PROBLEM DESCRIPTION
The listing below should be written out exactly; please include all of it.

INFORMATION PROVIDED

+ + + +

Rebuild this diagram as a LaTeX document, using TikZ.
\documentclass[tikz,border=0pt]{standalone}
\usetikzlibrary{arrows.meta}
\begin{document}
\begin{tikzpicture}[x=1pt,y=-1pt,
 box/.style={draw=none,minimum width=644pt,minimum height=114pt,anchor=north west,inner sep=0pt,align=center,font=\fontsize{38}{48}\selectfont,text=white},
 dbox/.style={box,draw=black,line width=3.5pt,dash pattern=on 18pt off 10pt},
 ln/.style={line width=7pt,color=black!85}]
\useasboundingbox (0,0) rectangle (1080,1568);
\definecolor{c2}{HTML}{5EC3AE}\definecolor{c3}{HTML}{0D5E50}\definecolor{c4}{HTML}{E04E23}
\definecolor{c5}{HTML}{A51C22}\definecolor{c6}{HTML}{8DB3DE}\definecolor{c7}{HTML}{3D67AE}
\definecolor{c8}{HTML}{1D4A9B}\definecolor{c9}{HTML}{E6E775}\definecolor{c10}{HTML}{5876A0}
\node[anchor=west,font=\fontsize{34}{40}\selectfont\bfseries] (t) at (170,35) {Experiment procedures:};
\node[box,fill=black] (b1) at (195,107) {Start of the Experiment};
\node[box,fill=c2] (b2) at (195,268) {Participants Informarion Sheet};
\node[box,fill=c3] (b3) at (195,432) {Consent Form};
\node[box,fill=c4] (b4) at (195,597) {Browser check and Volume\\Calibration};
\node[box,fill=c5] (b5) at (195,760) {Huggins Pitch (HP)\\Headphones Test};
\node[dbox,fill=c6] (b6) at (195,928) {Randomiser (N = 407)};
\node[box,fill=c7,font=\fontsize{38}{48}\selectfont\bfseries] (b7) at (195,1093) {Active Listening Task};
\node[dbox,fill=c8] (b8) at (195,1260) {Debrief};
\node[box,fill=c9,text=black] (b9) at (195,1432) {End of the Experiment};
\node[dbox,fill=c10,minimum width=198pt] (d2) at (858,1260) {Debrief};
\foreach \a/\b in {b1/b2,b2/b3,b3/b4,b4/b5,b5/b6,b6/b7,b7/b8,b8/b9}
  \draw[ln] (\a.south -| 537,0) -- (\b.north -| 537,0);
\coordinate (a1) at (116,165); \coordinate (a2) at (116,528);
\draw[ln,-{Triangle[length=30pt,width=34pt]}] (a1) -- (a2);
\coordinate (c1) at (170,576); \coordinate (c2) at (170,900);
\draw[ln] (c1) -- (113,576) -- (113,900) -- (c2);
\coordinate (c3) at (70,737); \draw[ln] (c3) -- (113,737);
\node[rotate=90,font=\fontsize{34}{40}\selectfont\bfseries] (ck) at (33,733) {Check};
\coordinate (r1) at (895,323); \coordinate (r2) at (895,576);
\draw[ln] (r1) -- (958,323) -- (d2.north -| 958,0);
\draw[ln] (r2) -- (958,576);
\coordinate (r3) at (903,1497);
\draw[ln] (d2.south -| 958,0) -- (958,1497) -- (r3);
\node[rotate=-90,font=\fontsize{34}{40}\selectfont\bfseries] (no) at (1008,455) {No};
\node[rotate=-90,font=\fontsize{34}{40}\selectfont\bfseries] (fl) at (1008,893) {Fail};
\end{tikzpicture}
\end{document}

+ + + +

RESULT OF THIS TASK
Rebuild this diagram as a LaTeX document, using TikZ.
\documentclass[tikz,border=0pt]{standalone}
\usetikzlibrary{arrows.meta}
\begin{document}
\begin{tikzpicture}[x=1pt,y=-1pt,
 box/.style={draw=none,minimum width=644pt,minimum height=114pt,anchor=north west,inner sep=0pt,align=center,font=\fontsize{38}{48}\selectfont,text=white},
 dbox/.style={box,draw=black,line width=3.5pt,dash pattern=on 18pt off 10pt},
 ln/.style={line width=7pt,color=black!85}]
\useasboundingbox (0,0) rectangle (1080,1568);
\definecolor{c2}{HTML}{5EC3AE}\definecolor{c3}{HTML}{0D5E50}\definecolor{c4}{HTML}{E04E23}
\definecolor{c5}{HTML}{A51C22}\definecolor{c6}{HTML}{8DB3DE}\definecolor{c7}{HTML}{3D67AE}
\definecolor{c8}{HTML}{1D4A9B}\definecolor{c9}{HTML}{E6E775}\definecolor{c10}{HTML}{5876A0}
\node[anchor=west,font=\fontsize{34}{40}\selectfont\bfseries] (t) at (170,35) {Experiment procedures:};
\node[box,fill=black] (b1) at (195,107) {Start of the Experiment};
\node[box,fill=c2] (b2) at (195,268) {Participants Informarion Sheet};
\node[box,fill=c3] (b3) at (195,432) {Consent Form};
\node[box,fill=c4] (b4) at (195,597) {Browser check and Volume\\Calibration};
\node[box,fill=c5] (b5) at (195,760) {Huggins Pitch (HP)\\Headphones Test};
\node[dbox,fill=c6] (b6) at (195,928) {Randomiser (N = 407)};
\node[box,fill=c7,font=\fontsize{38}{48}\selectfont\bfseries] (b7) at (195,1093) {Active Listening Task};
\node[dbox,fill=c8] (b8) at (195,1260) {Debrief};
\node[box,fill=c9,text=black] (b9) at (195,1432) {End of the Experiment};
\node[dbox,fill=c10,minimum width=198pt] (d2) at (858,1260) {Debrief};
\foreach \a/\b in {b1/b2,b2/b3,b3/b4,b4/b5,b5/b6,b6/b7,b7/b8,b8/b9}
  \draw[ln] (\a.south -| 537,0) -- (\b.north -| 537,0);
\coordinate (a1) at (116,165); \coordinate (a2) at (116,528);
\draw[ln,-{Triangle[length=30pt,width=34pt]}] (a1) -- (a2);
\coordinate (c1) at (170,576); \coordinate (c2) at (170,900);
\draw[ln] (c1) -- (113,576) -- (113,900) -- (c2);
\coordinate (c3) at (70,737); \draw[ln] (c3) -- (113,737);
\node[rotate=90,font=\fontsize{34}{40}\selectfont\bfseries] (ck) at (33,733) {Check};
\coordinate (r1) at (895,323); \coordinate (r2) at (895,576);
\draw[ln] (r1) -- (958,323) -- (d2.north -| 958,0);
\draw[ln] (r2) -- (958,576);
\coordinate (r3) at (903,1497);
\draw[ln] (d2.south -| 958,0) -- (958,1497) -- (r3);
\node[rotate=-90,font=\fontsize{34}{40}\selectfont\bfseries] (no) at (1008,455) {No};
\node[rotate=-90,font=\fontsize{34}{40}\selectfont\bfseries] (fl) at (1008,893) {Fail};
\end{tikzpicture}
\end{document}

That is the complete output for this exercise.